- _INSTRUCTION_
Extract the whole listing as it stands. Do not include the pictures.

[SUPPLIED DATA start]

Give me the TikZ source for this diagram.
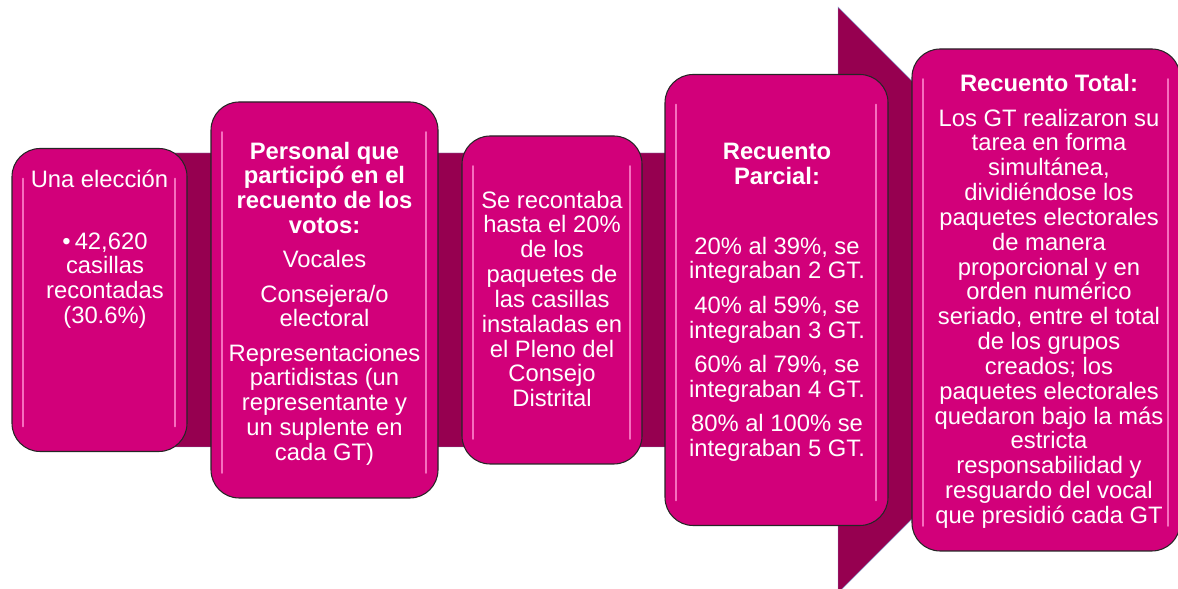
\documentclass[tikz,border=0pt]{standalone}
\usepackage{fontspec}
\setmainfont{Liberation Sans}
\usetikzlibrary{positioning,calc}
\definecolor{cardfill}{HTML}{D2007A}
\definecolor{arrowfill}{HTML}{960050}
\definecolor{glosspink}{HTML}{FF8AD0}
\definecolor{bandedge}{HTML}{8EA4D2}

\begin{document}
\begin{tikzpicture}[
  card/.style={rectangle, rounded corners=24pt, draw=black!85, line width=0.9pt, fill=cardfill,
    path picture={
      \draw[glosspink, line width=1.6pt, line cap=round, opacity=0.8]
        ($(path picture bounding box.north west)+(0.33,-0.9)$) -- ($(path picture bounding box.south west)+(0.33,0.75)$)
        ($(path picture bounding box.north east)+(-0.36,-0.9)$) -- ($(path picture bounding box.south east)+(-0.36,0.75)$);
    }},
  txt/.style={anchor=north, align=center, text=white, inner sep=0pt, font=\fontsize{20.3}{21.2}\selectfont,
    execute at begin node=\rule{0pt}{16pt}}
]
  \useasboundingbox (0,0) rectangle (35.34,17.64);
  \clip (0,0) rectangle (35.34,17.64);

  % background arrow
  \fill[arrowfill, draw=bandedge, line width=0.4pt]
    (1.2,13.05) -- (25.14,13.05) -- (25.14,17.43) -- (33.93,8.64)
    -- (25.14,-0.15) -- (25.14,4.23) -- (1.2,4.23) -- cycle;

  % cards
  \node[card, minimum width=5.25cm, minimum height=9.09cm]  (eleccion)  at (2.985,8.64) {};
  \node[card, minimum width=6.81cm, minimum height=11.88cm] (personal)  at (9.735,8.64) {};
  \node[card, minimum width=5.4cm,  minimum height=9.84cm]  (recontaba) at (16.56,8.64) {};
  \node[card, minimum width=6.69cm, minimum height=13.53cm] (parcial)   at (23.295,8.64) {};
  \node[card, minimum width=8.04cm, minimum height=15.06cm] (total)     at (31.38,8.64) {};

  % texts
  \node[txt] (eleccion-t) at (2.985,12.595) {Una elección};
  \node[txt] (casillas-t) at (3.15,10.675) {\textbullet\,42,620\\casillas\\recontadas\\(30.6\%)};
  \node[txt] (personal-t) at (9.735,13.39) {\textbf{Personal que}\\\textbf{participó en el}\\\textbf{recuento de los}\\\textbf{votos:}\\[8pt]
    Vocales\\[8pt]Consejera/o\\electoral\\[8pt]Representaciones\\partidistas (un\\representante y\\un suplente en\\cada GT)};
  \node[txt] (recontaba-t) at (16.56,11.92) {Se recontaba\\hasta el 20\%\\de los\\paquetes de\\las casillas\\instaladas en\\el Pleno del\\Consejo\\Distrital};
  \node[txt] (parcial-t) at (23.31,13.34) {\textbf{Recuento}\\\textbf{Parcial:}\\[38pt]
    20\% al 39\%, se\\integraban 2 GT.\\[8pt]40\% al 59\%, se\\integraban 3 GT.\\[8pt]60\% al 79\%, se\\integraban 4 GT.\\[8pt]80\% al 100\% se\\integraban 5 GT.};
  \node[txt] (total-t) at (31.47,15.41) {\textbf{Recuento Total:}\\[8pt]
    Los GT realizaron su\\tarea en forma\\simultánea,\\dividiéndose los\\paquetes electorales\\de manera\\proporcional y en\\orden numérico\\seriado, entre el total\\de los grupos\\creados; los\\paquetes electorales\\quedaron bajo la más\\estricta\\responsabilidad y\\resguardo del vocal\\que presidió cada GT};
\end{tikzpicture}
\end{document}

[SUPPLIED DATA end]

- _TASK RESULT_
Give me the TikZ source for this diagram.
\documentclass[tikz,border=0pt]{standalone}
\usepackage{fontspec}
\setmainfont{Liberation Sans}
\usetikzlibrary{positioning,calc}
\definecolor{cardfill}{HTML}{D2007A}
\definecolor{arrowfill}{HTML}{960050}
\definecolor{glosspink}{HTML}{FF8AD0}
\definecolor{bandedge}{HTML}{8EA4D2}

\begin{document}
\begin{tikzpicture}[
  card/.style={rectangle, rounded corners=24pt, draw=black!85, line width=0.9pt, fill=cardfill,
    path picture={
      \draw[glosspink, line width=1.6pt, line cap=round, opacity=0.8]
        ($(path picture bounding box.north west)+(0.33,-0.9)$) -- ($(path picture bounding box.south west)+(0.33,0.75)$)
        ($(path picture bounding box.north east)+(-0.36,-0.9)$) -- ($(path picture bounding box.south east)+(-0.36,0.75)$);
    }},
  txt/.style={anchor=north, align=center, text=white, inner sep=0pt, font=\fontsize{20.3}{21.2}\selectfont,
    execute at begin node=\rule{0pt}{16pt}}
]
  \useasboundingbox (0,0) rectangle (35.34,17.64);
  \clip (0,0) rectangle (35.34,17.64);

  % background arrow
  \fill[arrowfill, draw=bandedge, line width=0.4pt]
    (1.2,13.05) -- (25.14,13.05) -- (25.14,17.43) -- (33.93,8.64)
    -- (25.14,-0.15) -- (25.14,4.23) -- (1.2,4.23) -- cycle;

  % cards
  \node[card, minimum width=5.25cm, minimum height=9.09cm]  (eleccion)  at (2.985,8.64) {};
  \node[card, minimum width=6.81cm, minimum height=11.88cm] (personal)  at (9.735,8.64) {};
  \node[card, minimum width=5.4cm,  minimum height=9.84cm]  (recontaba) at (16.56,8.64) {};
  \node[card, minimum width=6.69cm, minimum height=13.53cm] (parcial)   at (23.295,8.64) {};
  \node[card, minimum width=8.04cm, minimum height=15.06cm] (total)     at (31.38,8.64) {};

  % texts
  \node[txt] (eleccion-t) at (2.985,12.595) {Una elección};
  \node[txt] (casillas-t) at (3.15,10.675) {\textbullet\,42,620\\casillas\\recontadas\\(30.6\%)};
  \node[txt] (personal-t) at (9.735,13.39) {\textbf{Personal que}\\\textbf{participó en el}\\\textbf{recuento de los}\\\textbf{votos:}\\[8pt]
    Vocales\\[8pt]Consejera/o\\electoral\\[8pt]Representaciones\\partidistas (un\\representante y\\un suplente en\\cada GT)};
  \node[txt] (recontaba-t) at (16.56,11.92) {Se recontaba\\hasta el 20\%\\de los\\paquetes de\\las casillas\\instaladas en\\el Pleno del\\Consejo\\Distrital};
  \node[txt] (parcial-t) at (23.31,13.34) {\textbf{Recuento}\\\textbf{Parcial:}\\[38pt]
    20\% al 39\%, se\\integraban 2 GT.\\[8pt]40\% al 59\%, se\\integraban 3 GT.\\[8pt]60\% al 79\%, se\\integraban 4 GT.\\[8pt]80\% al 100\% se\\integraban 5 GT.};
  \node[txt] (total-t) at (31.47,15.41) {\textbf{Recuento Total:}\\[8pt]
    Los GT realizaron su\\tarea en forma\\simultánea,\\dividiéndose los\\paquetes electorales\\de manera\\proporcional y en\\orden numérico\\seriado, entre el total\\de los grupos\\creados; los\\paquetes electorales\\quedaron bajo la más\\estricta\\responsabilidad y\\resguardo del vocal\\que presidió cada GT};
\end{tikzpicture}
\end{document}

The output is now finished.